**Written request:** Locate the lines that hold the string "React". Copy every such line.
|---|
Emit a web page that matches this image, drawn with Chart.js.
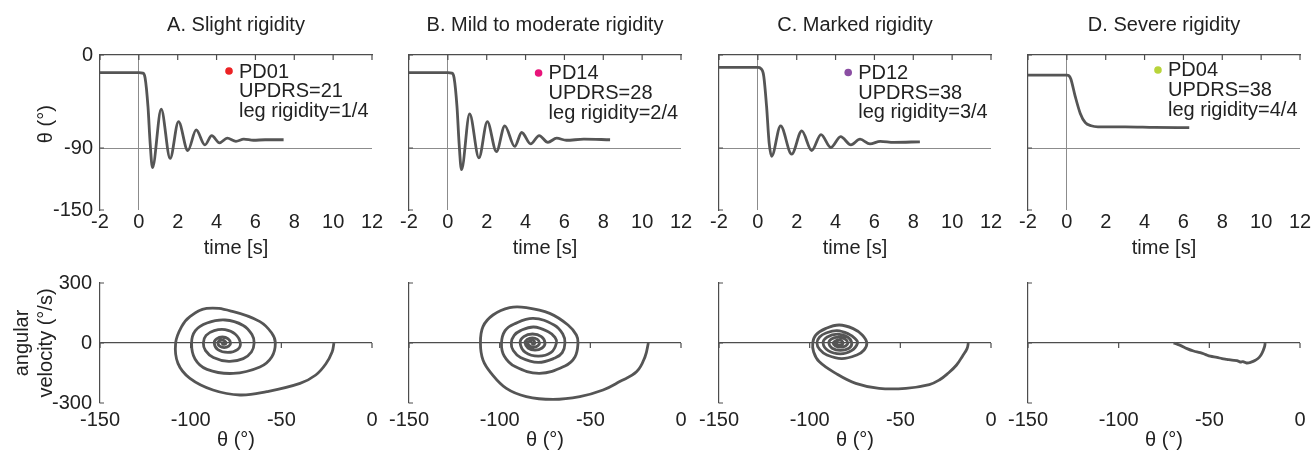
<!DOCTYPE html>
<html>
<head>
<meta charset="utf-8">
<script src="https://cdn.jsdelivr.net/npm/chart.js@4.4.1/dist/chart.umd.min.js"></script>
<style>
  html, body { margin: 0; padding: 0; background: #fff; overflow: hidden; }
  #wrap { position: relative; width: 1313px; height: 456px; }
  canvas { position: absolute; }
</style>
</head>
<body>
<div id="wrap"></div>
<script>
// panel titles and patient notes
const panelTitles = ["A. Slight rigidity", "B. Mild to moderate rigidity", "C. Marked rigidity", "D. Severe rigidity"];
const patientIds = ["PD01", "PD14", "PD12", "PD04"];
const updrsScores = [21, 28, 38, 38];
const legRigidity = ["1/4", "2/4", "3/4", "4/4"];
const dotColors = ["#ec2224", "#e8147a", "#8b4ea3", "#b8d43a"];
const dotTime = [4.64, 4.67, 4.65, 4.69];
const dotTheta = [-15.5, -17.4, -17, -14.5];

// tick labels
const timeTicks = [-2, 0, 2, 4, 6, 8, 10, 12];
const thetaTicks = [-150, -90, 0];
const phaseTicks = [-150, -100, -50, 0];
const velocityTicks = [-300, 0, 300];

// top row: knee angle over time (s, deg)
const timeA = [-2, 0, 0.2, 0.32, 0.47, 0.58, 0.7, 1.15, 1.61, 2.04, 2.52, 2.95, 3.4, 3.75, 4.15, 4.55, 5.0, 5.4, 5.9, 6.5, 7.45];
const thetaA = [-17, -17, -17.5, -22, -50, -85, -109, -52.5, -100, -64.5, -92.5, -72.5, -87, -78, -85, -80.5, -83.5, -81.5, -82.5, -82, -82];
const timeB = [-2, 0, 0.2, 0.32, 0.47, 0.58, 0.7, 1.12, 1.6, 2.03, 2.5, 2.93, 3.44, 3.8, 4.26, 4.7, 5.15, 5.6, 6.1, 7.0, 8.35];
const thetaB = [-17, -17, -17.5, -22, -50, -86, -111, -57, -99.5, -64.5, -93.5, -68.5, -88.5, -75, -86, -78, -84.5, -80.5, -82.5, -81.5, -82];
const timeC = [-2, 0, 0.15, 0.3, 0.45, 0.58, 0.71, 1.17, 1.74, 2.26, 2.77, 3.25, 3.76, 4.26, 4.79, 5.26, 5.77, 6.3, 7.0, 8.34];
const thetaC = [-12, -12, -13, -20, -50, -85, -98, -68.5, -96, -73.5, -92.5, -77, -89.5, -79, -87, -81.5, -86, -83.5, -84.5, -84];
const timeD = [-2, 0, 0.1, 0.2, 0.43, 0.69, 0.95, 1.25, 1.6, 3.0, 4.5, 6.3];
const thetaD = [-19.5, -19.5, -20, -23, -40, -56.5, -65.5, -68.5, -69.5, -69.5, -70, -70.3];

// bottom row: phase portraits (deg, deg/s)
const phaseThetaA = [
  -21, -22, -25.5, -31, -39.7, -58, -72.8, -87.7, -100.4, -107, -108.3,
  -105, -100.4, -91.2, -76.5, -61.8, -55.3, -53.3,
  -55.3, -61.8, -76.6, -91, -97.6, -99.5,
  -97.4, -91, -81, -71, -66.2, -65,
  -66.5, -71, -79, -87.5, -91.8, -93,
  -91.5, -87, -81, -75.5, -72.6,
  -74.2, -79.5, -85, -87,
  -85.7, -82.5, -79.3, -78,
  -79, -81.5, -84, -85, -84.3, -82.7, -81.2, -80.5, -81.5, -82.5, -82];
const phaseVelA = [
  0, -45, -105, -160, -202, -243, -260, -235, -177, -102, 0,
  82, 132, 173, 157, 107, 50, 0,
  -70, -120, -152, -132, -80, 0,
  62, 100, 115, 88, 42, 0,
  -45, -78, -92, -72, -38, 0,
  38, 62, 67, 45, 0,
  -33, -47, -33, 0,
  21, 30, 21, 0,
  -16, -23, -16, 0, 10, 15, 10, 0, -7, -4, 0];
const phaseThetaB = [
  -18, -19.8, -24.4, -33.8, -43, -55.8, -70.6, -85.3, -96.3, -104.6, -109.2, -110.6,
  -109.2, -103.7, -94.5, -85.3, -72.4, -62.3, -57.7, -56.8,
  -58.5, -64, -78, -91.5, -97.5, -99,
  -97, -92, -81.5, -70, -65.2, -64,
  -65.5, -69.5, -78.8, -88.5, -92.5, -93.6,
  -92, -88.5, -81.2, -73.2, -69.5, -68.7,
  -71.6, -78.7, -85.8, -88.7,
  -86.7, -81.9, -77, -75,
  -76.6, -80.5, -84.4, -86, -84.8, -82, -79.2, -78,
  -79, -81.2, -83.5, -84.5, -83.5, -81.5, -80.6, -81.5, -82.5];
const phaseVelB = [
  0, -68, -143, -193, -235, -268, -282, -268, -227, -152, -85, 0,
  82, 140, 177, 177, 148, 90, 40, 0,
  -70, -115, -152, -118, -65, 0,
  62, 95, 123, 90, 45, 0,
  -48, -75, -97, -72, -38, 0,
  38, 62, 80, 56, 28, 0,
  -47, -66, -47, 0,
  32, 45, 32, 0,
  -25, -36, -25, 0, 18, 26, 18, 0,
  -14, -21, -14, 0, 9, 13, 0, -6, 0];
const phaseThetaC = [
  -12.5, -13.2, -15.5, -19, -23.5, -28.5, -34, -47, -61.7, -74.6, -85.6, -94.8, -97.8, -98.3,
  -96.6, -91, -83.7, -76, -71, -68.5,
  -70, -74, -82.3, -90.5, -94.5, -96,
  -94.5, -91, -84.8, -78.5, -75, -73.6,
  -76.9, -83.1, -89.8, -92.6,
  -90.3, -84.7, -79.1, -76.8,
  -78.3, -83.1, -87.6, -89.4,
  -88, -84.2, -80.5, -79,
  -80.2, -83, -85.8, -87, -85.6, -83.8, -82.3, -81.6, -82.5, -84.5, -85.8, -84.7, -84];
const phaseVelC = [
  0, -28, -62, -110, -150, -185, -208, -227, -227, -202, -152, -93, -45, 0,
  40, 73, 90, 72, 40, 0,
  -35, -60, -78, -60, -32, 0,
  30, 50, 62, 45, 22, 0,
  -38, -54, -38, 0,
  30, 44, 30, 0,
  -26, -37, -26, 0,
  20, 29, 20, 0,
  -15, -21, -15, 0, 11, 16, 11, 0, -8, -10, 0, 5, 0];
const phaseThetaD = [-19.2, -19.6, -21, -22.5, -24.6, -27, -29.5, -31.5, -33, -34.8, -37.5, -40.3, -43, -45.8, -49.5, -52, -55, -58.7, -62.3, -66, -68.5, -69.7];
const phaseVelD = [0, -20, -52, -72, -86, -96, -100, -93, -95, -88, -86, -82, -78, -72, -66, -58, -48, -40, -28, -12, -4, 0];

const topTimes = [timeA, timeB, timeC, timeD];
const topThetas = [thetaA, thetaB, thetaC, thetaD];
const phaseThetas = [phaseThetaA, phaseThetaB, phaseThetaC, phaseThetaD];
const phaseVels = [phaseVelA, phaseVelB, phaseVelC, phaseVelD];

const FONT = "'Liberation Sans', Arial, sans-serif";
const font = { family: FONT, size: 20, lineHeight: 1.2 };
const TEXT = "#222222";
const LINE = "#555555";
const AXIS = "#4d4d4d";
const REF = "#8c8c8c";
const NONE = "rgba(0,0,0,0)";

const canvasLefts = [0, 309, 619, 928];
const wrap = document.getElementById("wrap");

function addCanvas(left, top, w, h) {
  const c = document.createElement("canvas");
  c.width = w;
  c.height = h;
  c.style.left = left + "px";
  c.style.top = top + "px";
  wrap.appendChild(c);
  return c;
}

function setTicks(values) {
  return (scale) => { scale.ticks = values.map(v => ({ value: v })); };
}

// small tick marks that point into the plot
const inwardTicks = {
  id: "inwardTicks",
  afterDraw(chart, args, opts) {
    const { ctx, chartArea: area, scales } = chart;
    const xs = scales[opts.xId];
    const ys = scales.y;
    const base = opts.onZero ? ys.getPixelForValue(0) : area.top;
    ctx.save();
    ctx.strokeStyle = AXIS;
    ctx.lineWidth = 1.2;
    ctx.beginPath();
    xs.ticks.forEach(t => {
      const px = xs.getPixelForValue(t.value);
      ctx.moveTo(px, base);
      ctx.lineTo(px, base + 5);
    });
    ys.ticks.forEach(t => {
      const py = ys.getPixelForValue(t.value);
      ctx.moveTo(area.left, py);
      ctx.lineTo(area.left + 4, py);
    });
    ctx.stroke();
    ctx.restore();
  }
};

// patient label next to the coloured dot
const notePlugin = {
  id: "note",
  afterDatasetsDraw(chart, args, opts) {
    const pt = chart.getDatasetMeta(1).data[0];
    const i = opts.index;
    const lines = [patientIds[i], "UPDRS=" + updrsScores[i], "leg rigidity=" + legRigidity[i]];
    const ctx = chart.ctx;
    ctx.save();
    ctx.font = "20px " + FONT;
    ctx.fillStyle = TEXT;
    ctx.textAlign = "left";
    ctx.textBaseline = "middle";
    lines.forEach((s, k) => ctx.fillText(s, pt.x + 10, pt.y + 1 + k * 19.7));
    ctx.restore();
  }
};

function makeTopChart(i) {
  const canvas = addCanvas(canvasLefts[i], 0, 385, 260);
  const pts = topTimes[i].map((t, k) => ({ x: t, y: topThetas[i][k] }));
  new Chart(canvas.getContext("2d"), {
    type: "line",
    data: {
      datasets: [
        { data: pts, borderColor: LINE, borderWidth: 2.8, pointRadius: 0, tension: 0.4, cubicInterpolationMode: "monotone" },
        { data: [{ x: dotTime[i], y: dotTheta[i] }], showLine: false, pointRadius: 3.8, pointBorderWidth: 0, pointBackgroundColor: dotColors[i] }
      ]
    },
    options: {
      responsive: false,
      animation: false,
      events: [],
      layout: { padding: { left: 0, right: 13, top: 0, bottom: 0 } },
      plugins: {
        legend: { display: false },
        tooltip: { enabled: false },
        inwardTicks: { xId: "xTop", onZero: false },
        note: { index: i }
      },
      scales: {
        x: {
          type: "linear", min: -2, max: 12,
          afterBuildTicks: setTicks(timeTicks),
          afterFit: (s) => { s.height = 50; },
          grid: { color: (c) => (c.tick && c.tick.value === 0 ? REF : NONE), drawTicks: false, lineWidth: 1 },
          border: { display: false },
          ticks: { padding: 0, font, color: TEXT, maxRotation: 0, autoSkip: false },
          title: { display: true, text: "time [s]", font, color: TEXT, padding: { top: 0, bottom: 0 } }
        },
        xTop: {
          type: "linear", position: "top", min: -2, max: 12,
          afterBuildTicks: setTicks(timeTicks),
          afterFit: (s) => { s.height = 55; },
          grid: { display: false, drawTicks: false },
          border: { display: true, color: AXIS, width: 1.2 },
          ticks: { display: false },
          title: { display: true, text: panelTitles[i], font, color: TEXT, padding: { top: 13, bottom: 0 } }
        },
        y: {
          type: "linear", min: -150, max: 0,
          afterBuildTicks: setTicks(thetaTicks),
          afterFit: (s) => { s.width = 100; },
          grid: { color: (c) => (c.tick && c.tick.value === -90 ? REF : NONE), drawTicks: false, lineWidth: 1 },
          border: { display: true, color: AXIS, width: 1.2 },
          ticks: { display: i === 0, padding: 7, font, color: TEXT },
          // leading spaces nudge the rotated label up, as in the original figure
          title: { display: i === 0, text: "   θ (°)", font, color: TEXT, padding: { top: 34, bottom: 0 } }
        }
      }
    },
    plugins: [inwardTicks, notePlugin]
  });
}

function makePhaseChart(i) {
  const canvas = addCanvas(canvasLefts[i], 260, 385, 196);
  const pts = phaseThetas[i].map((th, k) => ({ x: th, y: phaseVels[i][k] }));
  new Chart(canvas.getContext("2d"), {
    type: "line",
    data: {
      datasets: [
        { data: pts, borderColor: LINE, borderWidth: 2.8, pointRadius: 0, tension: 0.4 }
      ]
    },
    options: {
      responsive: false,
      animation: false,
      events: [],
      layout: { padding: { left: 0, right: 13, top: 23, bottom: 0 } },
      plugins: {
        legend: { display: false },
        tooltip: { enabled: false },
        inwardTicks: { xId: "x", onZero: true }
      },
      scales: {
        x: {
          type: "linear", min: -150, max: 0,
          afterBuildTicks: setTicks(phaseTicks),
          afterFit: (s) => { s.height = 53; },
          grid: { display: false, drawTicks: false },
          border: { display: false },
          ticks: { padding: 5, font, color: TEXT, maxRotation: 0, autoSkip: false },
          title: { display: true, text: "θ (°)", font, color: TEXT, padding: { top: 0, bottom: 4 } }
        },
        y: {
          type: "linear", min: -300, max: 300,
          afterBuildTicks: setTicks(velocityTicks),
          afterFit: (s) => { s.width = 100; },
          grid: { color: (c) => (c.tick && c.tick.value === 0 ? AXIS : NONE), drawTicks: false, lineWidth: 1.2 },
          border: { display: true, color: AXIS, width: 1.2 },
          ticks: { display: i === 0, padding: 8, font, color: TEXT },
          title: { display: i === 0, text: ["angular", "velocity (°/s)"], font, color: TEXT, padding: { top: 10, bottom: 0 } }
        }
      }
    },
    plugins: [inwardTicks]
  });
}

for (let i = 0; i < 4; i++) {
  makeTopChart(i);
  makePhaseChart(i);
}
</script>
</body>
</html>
|---|
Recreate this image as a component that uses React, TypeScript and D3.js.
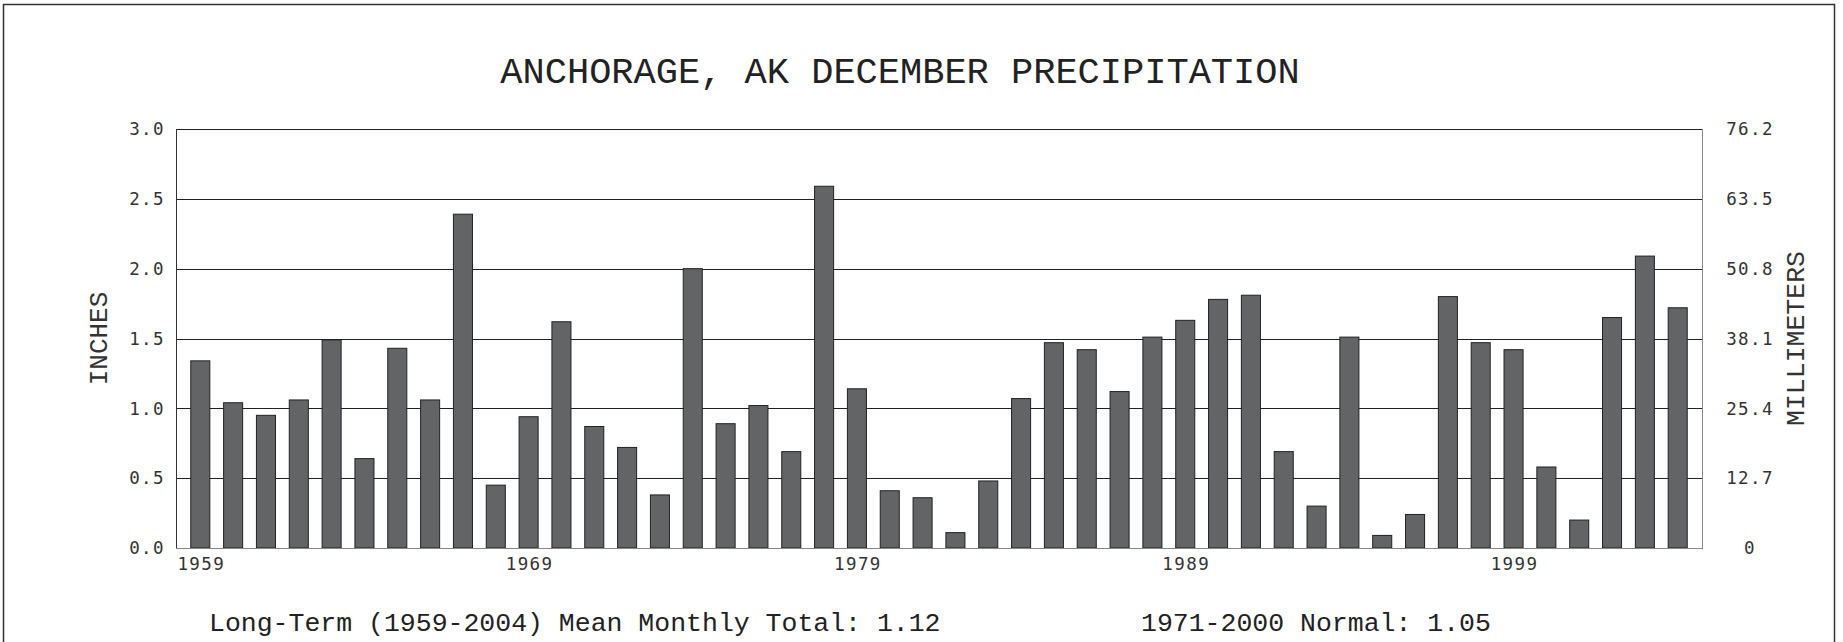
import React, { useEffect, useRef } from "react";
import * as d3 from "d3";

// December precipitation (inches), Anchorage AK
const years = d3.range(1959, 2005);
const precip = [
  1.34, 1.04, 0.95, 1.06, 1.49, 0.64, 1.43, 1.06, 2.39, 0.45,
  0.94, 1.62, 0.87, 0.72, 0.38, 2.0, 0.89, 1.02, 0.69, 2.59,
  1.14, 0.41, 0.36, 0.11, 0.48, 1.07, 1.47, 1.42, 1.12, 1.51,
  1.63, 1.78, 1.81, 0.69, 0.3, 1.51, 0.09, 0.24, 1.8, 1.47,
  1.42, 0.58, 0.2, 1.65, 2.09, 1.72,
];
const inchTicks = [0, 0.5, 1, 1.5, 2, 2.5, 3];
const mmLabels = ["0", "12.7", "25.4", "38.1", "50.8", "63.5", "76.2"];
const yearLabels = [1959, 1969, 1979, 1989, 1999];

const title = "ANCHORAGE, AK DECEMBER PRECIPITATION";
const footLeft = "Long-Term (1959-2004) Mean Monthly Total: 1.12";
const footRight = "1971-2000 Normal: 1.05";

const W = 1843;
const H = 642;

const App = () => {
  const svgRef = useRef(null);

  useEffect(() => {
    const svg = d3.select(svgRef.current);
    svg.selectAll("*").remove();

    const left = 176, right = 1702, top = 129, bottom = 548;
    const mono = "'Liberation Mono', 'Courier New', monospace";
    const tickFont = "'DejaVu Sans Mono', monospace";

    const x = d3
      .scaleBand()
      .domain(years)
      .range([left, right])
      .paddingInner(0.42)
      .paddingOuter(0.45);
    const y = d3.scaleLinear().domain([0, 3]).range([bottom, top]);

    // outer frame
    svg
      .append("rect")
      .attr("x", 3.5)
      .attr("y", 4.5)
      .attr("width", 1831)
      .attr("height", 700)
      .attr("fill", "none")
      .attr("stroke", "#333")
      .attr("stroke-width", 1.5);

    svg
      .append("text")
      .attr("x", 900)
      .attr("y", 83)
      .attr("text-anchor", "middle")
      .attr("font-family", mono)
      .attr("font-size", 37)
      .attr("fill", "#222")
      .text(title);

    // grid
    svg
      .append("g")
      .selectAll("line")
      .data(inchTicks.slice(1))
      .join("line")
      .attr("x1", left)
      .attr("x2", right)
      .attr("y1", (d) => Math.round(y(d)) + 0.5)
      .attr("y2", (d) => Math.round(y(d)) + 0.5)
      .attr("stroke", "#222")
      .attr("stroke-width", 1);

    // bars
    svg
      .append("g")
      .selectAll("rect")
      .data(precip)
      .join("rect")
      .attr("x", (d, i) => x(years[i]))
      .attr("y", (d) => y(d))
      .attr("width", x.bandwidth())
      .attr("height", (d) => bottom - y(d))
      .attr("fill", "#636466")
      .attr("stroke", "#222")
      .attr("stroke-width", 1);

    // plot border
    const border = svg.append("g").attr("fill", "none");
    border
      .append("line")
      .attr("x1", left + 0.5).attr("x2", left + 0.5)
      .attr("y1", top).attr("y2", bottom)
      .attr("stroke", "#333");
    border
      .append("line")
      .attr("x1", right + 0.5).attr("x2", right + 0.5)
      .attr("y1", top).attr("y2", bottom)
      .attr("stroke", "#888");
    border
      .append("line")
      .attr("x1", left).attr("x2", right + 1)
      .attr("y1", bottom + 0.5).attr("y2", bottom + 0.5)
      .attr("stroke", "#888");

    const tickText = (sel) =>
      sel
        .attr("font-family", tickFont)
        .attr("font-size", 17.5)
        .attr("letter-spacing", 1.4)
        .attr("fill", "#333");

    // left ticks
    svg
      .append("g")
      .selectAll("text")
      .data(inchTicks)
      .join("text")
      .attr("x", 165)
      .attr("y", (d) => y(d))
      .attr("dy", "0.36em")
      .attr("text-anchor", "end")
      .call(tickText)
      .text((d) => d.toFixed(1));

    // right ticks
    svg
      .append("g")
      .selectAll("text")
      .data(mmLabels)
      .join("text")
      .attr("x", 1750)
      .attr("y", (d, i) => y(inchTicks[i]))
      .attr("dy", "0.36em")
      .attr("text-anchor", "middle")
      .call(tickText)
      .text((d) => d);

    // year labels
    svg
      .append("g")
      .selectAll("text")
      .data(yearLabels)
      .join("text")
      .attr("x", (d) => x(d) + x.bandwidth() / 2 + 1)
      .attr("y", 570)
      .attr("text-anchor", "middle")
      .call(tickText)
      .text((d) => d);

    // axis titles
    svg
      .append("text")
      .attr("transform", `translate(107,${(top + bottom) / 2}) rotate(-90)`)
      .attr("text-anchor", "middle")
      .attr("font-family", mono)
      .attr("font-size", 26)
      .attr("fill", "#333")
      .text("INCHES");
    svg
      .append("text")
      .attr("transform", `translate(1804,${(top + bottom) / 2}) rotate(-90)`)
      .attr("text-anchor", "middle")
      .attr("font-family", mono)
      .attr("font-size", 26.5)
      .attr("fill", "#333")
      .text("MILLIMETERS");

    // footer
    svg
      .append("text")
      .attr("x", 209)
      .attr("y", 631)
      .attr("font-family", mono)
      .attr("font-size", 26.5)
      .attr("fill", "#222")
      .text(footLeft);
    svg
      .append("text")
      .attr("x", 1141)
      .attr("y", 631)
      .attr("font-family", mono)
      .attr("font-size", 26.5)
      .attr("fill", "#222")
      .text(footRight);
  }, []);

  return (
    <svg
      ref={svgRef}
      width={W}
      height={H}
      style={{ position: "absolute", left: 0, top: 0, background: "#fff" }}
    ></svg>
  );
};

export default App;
|---|
**Final result:**
Recreate this image as a component that uses React, TypeScript and D3.js.
import React, { useEffect, useRef } from "react";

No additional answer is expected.